Impressions of Spring (Spring Show 2024)
This May we are partnering with Akron’s fine arts print studio, Rubber City Prints, to bring you our spring show “Impressions of Spring.” You’ll find local artists’ work in print making, glass, jewelry, ceramics & more.
Stop by the gallery to shop all of the featured artists below.
Mary Nemeth (Screen printing)
Meryl Engler (Woodcut & Relief Printing)
Other Artists
Drat that Cat Glass, Long Way Home Studios, Parsley Pottery, Sibilia, & more!
Read more about the artists below!
Mary Nemeth | Akron, OH
Mary Nemeth is an artist from Akron, Ohio who is residing in the Greater Cleveland Area. She received her BFA in Fine Arts and her Masters in Technical Art History. Her practice has recently focused on glass (leaded and stained), but for this series she is returning to her roots of printmaking on paper.
This series, Memories of Tea Pots, is influenced by the ceremonial aspect of making a pot of tea, how it is often communal, domestic, a time to reflect and often occurring at key life events but also at the quieter more pensive ones. Inspiration for this series comes from whimsical memories that have been captured in photo or video as well as the variation in form of different teapots found in the wild.
Each print starts with a mugshot of a teapot which is then manipulated as a memory and is incorporated in. A vivid and starkly flat color palette is then chosen which contrasts with the distant, nuanced and sepia-tinged memories contained in each teapot emphasizing the strong presence that these memories still have.

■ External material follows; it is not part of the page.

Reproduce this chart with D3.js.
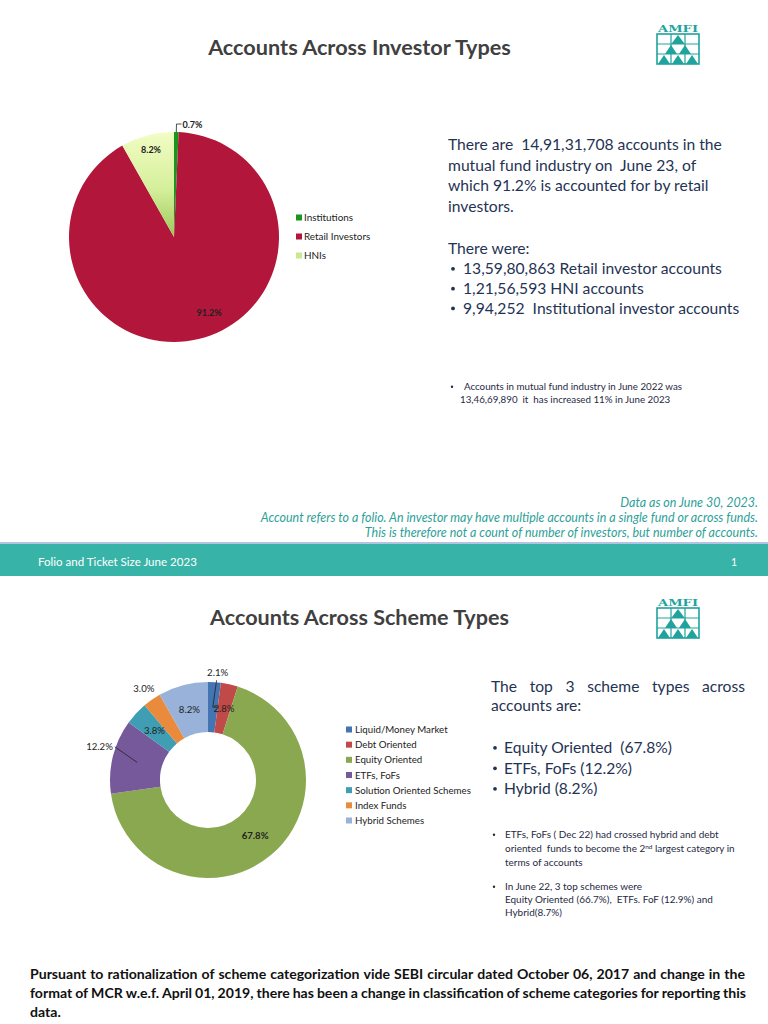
<!DOCTYPE html>
<html><head><meta charset="utf-8">
<script src="https://cdn.jsdelivr.net/npm/d3@7"></script>
<style>body{margin:0;background:#fff}svg{display:block}text{white-space:pre}</style>
</head><body>
<script>
// ---------- DATA ----------
const investorTypes = ["Institutions", "Retail Investors", "HNIs"];
const investorShares = [0.7, 91.2, 8.2];
const investorLabels = ["0.7%", "91.2%", "8.2%"];

const schemeTypes = ["Liquid/Money Market", "Debt Oriented", "Equity Oriented", "ETFs, FoFs",
  "Solution Oriented Schemes", "Index Funds", "Hybrid Schemes"];
const schemeShares = [2.1, 2.8, 67.8, 12.2, 3.8, 3.0, 8.2];
const schemeLabels = ["2.1%", "2.8%", "67.8%", "12.2%", "3.8%", "3.0%", "8.2%"];

// ---------- STYLE / LAYOUT CONFIG ----------
const investorColors = ["#1a961f", "#b2163a", "url(#hniGrad)"];
const investorLegendColors = ["#1a961f", "#b2163a", "#c9e98f"];
const schemeColors = ["#4375b3", "#bf4a48", "#8aa84f", "#76599a", "#3f9eb3", "#ea8a3c", "#98b2da"];
const schemeLabelOutside = [true, false, false, true, false, true, false];

const FONT = "Lato, 'Open Sans', sans-serif";
const W = 768, H = 1024;

const svg = d3.select("body").append("svg").attr("width", W).attr("height", H)
  .style("background", "#fff");

const defs = svg.append("defs");
const grad = defs.append("linearGradient").attr("id", "hniGrad")
  .attr("x1", 0).attr("y1", 0).attr("x2", 0).attr("y2", 1);
grad.append("stop").attr("offset", "0%").attr("stop-color", "#f2fdc4");
grad.append("stop").attr("offset", "55%").attr("stop-color", "#d4ef9a");
grad.append("stop").attr("offset", "100%").attr("stop-color", "#9cc85a");

function txt(parent, s, x, y, o = {}) {
  const t = parent.append("text").attr("x", x).attr("y", y)
    .attr("font-family", o.family || FONT)
    .attr("font-size", o.size || 10)
    .attr("font-weight", o.weight || "normal")
    .attr("font-style", o.style || "normal")
    .attr("fill", o.fill || "#222")
    .attr("text-anchor", o.anchor || "start")
    .text(s);
  return t;
}
function fitSize(t, w) {
  const L = t.node().getComputedTextLength();
  const fs = parseFloat(t.attr("font-size"));
  const nf = fs * w / L;
  t.attr("font-size", nf);
  return nf;
}
function measureSize(s, w, o) {
  const t = txt(svg, s, 0, -100, o);
  const nf = fitSize(t, w);
  t.remove();
  return nf;
}
function justify(parent, s, x0, x1, y, o) {
  const words = s.split(/\s+/);
  const nodes = words.map(wd => txt(parent, wd, 0, y, o));
  const widths = nodes.map(n => n.node().getComputedTextLength());
  const gap = (x1 - x0 - d3.sum(widths)) / (words.length - 1);
  let x = x0;
  nodes.forEach((n, i) => { n.attr("x", x); x += widths[i] + gap; });
}
function bullet(x, y, size, fill) {
  svg.append("circle").attr("cx", x).attr("cy", y - size * 0.33).attr("r", size * 0.12).attr("fill", fill);
}

function drawLogo(x, y) {
  const g = svg.append("g").attr("transform", `translate(${x},${y})`);
  const teal = "#1fa39c";
  g.append("text").attr("x", 22).attr("y", 9).attr("text-anchor", "middle")
    .attr("font-family", "'DejaVu Serif', serif").attr("font-weight", "bold")
    .attr("font-size", 10).attr("fill", teal).attr("textLength", 40).attr("lengthAdjust", "spacingAndGlyphs")
    .text("AMFI");
  g.append("rect").attr("x", 1).attr("y", 11).attr("width", 42).attr("height", 30)
    .attr("fill", "none").attr("stroke", teal).attr("stroke-width", 1.6);
  [15, 29].forEach(v => g.append("line").attr("x1", v).attr("x2", v).attr("y1", 11).attr("y2", 41)
    .attr("stroke", teal).attr("stroke-width", 1.2));
  [21, 31].forEach(v => g.append("line").attr("x1", 1).attr("x2", 43).attr("y1", v).attr("y2", v)
    .attr("stroke", teal).attr("stroke-width", 1.2));
  const tri = [[22, 12, 9], [15, 22, 8], [29, 22, 8], [8, 32, 8], [22, 32, 8], [36, 32, 8]];
  tri.forEach(([cx, ty, hw]) => g.append("path")
    .attr("d", `M${cx},${ty} L${cx + hw * 0.75},${ty + 9} L${cx - hw * 0.75},${ty + 9} Z`).attr("fill", teal));
}

// ================= SECTION 1 =================
const t1 = txt(svg, "Accounts Across Investor Types", 359.5, 55, { size: 20, weight: "bold", fill: "#404040", anchor: "middle" });
fitSize(t1, 303);
drawLogo(656, 23);

// Pie 1
const pie = d3.pie().sort(null).value(d => d);
const R1 = 105, c1 = [174, 237];
const arc1 = d3.arc().innerRadius(0).outerRadius(R1);
const g1 = svg.append("g").attr("transform", `translate(${c1[0]},${c1[1]})`);
const arcs1 = pie(investorShares);
g1.selectAll("path").data(arcs1).join("path")
  .attr("d", arc1).attr("fill", (d, i) => investorColors[i]);

const inLab1 = d3.arc().innerRadius(R1 * 0.86).outerRadius(R1 * 0.86);
arcs1.forEach((d, i) => {
  if (i === 0) {
    const p0 = d3.arc().innerRadius(R1).outerRadius(R1).centroid(d);
    const p1 = d3.arc().innerRadius(R1 + 8).outerRadius(R1 + 8).centroid(d);
    g1.append("path").attr("d", `M${p0[0]},${p0[1]} L${p1[0]},${p1[1]} L${p1[0] + 5},${p1[1]}`)
      .attr("fill", "none").attr("stroke", "#222").attr("stroke-width", 0.8);
    txt(g1, investorLabels[i], p1[0] + 6, p1[1] + 3.5, { size: 9, weight: "bold", fill: "#222" });
  } else {
    let p = inLab1.centroid(d);
    if (i === 1) p = [p[0] + 14, p[1] - 12];
    txt(g1, investorLabels[i], p[0], p[1] + 3.5, { size: 9, weight: "bold", fill: "#222", anchor: "middle" });
  }
});

// Legend 1
const leg1Y = d3.scalePoint().domain(investorTypes).range([218, 256]);
investorTypes.forEach((name, i) => {
  svg.append("rect").attr("x", 296).attr("y", leg1Y(name) - 3.5).attr("width", 6).attr("height", 6)
    .attr("fill", investorLegendColors[i]);
  const t = txt(svg, name, 304, leg1Y(name) + 3, { size: 9.9, fill: "#222" });
});

// Text block 1
const body = { size: 15, fill: "#1f3354" };
const bs = measureSize("There are  14,91,31,708 accounts in the", 274, body);
const bb = { size: bs, fill: "#1f3354" };
["There are  14,91,31,708 accounts in the", "mutual fund industry on  June 23, of",
  "which 91.2% is accounted for by retail", "investors."].forEach((s, i) => txt(svg, s, 448, 150 + i * 20.7, bb));
txt(svg, "There were:", 448, 254, bb);
["13,59,80,863 Retail investor accounts", "1,21,56,593 HNI accounts", "9,94,252  Institutional investor accounts"]
  .forEach((s, i) => {
    bullet(453, 274 + i * 19.8, bs, "#1f3354");
    txt(svg, s, 463, 274 + i * 19.8, bb);
  });

// footnote 1
const fn = { size: 8.3, fill: "#1f2a44" };
const fs1 = measureSize("Accounts in mutual fund industry in June 2022 was", 218, fn);
const fnb = { size: fs1, fill: "#1f2a44" };
bullet(452, 390, fs1, "#1f2a44");
txt(svg, "Accounts in mutual fund industry in June 2022 was", 464, 390, fnb);
txt(svg, "13,46,69,890  it  has increased 11% in June 2023", 460, 403, fnb);

// data notes
const nt = { size: 10.5, style: "italic", fill: "#2e9f98", anchor: "end" };
const ns = measureSize("Account refers to a folio. An investor may have multiple accounts in a single fund or across funds.", 498, nt);
const ntb = Object.assign({}, nt, { size: ns });
txt(svg, "Data as on June 30, 2023.", 758, 507, ntb);
txt(svg, "Account refers to a folio. An investor may have multiple accounts in a single fund or across funds.", 758, 522, ntb);
txt(svg, "This is therefore not a count of number of investors, but number of accounts.", 758, 537, ntb);

// footer band
svg.append("rect").attr("x", 0).attr("y", 542).attr("width", W).attr("height", 2).attr("fill", "#b4c3df");
svg.append("rect").attr("x", 0).attr("y", 544).attr("width", W).attr("height", 32).attr("fill", "#37b4a7");
const ft = txt(svg, "Folio and Ticket Size June 2023", 38, 566, { size: 10.5, fill: "#fff" });
fitSize(ft, 159);
txt(svg, "1", 731, 566, { size: 10.5, fill: "#fff" });

// ================= SECTION 2 =================
const t2 = txt(svg, "Accounts Across Scheme Types", 359.5, 625, { size: 20, weight: "bold", fill: "#404040", anchor: "middle" });
fitSize(t2, 299);
drawLogo(656, 597);

const R2o = 98, R2i = 48, c2 = [208, 780];
const arc2 = d3.arc().innerRadius(R2i).outerRadius(R2o);
const g2 = svg.append("g").attr("transform", `translate(${c2[0]},${c2[1]})`);
const arcs2 = pie(schemeShares);
g2.selectAll("path").data(arcs2).join("path")
  .attr("d", arc2).attr("fill", (d, i) => schemeColors[i]);

const midArc = d3.arc().innerRadius((R2i + R2o) / 2).outerRadius((R2i + R2o) / 2);
arcs2.forEach((d, i) => {
  const pm = midArc.centroid(d);
  if (!schemeLabelOutside[i]) {
    txt(g2, schemeLabels[i], pm[0], pm[1] + 3.5, { size: 9.6, weight: i === 2 ? "bold" : "normal", fill: "#222", anchor: "middle" });
  } else {
    const a = (d.startAngle + d.endAngle) / 2;
    const dir = [Math.sin(a), -Math.cos(a)];
    if (i === 0) {
      const p1 = [dir[0] * 100, dir[1] * 100];
      g2.append("path").attr("d", `M${pm[0] + 5},${pm[1]} L${pm[0]},${pm[1]} L${p1[0] + 2},${p1[1]}`)
        .attr("fill", "none").attr("stroke", "#222").attr("stroke-width", 0.8);
      txt(g2, schemeLabels[i], p1[0] + 3, p1[1] - 4, { size: 9.6, fill: "#222", anchor: "middle" });
    } else if (i === 3) {
      const p1 = [dir[0] * 96, dir[1] * 96 + 2];
      g2.append("line").attr("x1", pm[0]).attr("y1", pm[1]).attr("x2", p1[0]).attr("y2", p1[1] - 12)
        .attr("stroke", "#222").attr("stroke-width", 0.8);
      txt(g2, schemeLabels[i], p1[0] - 2, p1[1] - 8.5, { size: 9.6, fill: "#222", anchor: "end" });
    } else {
      const p1 = [dir[0] * 112, dir[1] * 112];
      txt(g2, schemeLabels[i], p1[0], p1[1] + 3.5, { size: 9.6, fill: "#222", anchor: "middle" });
    }
  }
});

// Legend 2
const leg2Y = d3.scalePoint().domain(schemeTypes).range([730, 821]);
schemeTypes.forEach((name, i) => {
  svg.append("rect").attr("x", 346).attr("y", leg2Y(name) - 3.5).attr("width", 6).attr("height", 6)
    .attr("fill", schemeColors[i]);
  txt(svg, name, 355, leg2Y(name) + 3, { size: 9.7, fill: "#222" });
});

// Right text 2
const b2 = { size: 15.5, fill: "#1f3354" };
const bs2 = measureSize("Equity Oriented  (67.8%)", 168, b2);
const b2b = { size: bs2, fill: "#1f3354" };
justify(svg, "The top 3 scheme types across", 491, 745, 692, b2b);
txt(svg, "accounts are:", 491, 711, b2b);
["Equity Oriented  (67.8%)", "ETFs, FoFs (12.2%)", "Hybrid (8.2%)"].forEach((s, i) => {
  bullet(495, 753 + i * 20.5, bs2, "#1f3354");
  txt(svg, s, 504, 753 + i * 20.5, b2b);
});

const sn = { size: 8.5, fill: "#1f2a44" };
const tmp = txt(svg, "oriented  funds to become the 2", 0, -100, sn);
tmp.append("tspan").attr("font-size", 5.5).attr("dy", -3).text("nd");
tmp.append("tspan").attr("dy", 3).text(" largest category in");
const sns = fitSize(tmp, 230);
tmp.remove();
const snb = { size: sns, fill: "#1f2a44" };
bullet(494, 838, sns, "#1f2a44");
txt(svg, "ETFs, FoFs ( Dec 22) had crossed hybrid and debt", 505, 838, snb);
const l2 = txt(svg, "oriented  funds to become the 2", 505, 852, snb);
l2.append("tspan").attr("font-size", sns * 0.65).attr("dy", -3).text("nd");
l2.append("tspan").attr("dy", 3).text(" largest category in");
txt(svg, "terms of accounts", 505, 866, snb);
bullet(494, 890, sns, "#1f2a44");
txt(svg, "In June 22, 3 top schemes were", 505, 890, snb);
txt(svg, "Equity Oriented (66.7%),  ETFs. FoF (12.9%) and", 505, 903, snb);
txt(svg, "Hybrid(8.7%)", 505, 916, snb);

// bottom paragraph
const bp = { size: 13, weight: "bold", fill: "#111" };
const line1 = "Pursuant to rationalization of scheme categorization vide SEBI circular dated October 06, 2017 and change in the";
const line2 = "format of MCR w.e.f. April 01, 2019, there has been a change in classification of scheme categories for reporting this";
const bps = measureSize(line1, 706, bp);
const bpb = Object.assign({}, bp, { size: bps });
justify(svg, line1, 30, 745, 979, bpb);
justify(svg, line2, 30, 746, 998, bpb);
txt(svg, "data.", 30, 1017, bpb);
</script>
</body></html>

Each color layer is then hand cut out of black construction paper and attached to a transparency. The final print is made with a screen printing process where photo emulsion is used to expose each layer of paper cutouts onto their own screen.
Meryl Engler | Akron, Ohio
I am an artist using woodcut to create layered prints and installations that evoke intimate, magical moments within the hidden landscapes of our environment. Since moving to Ohio in 2019, I have been so inspired at how the bushes, trees and flowers seem to pop up from nothing each spring. Everywhere you look, there is new growth that was almost forgotten about during the winter. In some places it looks like there is just a wall of leaves. This creates beautiful, ever changing and endlessly inspiring scenes as this growth takes over the landscape.
Woodcut is an incredibly physical and energetic medium, but it also requires a level of intimacy and care in carving each mark. In woodcut, every carved mark tries to make sense of a memory. Controlling the gouge as it cuts through the wood requires focus, the full presence of both mind and body. Making that connection becomes a collaboration with the woodblock. The resulting work is subtle and bold, careful and rash, reflecting my own state of being as the artist.
Mary Nemeth | Akron, OH
Nine years ago I fell in love with marbling paper. I was working on my senior show at the Cleveland Institute of Art and dipping whole sheets of luscious cotton paper into trays of oil paint. After graduation I taught myself how to marble paper the “real” (traditional) way using acrylic paints floating on water thickened with carrageenan. I felt resistant to collage with my papers or to add imagery on top of them. I wanted the designs to be appreciated on their own.
I took a detour during 2020 quarantine and became obsessed with quilting. I kept marbling here and there, but mostly withdrew to reflect. I focused on making books, jewelry, and magnets using my paper, and I began to accumulate smaller scraps, which of course I kept!
My Dr. Frankenstein compulsion to cut and piece together scraps is coming out again in this work. I had feelings of comfort and calm looking through a book of American quilts. It unearthed memories of Mom’s confetti quilts and the granny square baby blanket Aunt Patti crocheted for me. My heart lights up when I see endless variations of color and pattern within a uniform grid.
I created this work sitting on my studio floor with my great bin of paper, a paper cutter, scissors and glue sticks. Repetitive processes are satisfying and so soothing to me. Snipping paper into endless squares and rectangles, arranging and pasting them, carving and printing linocut stamps. I enjoy the adventure of composing a piece as I go rather than having a fixed plan. In a symbolic way, art-making gives me an outlet to sort through memories and tender parts from my past and to discover new ways of perceiving their beauty. I feel happy now seeing small fragments of my marbled patterns interacting with one another to create an even more beautiful whole.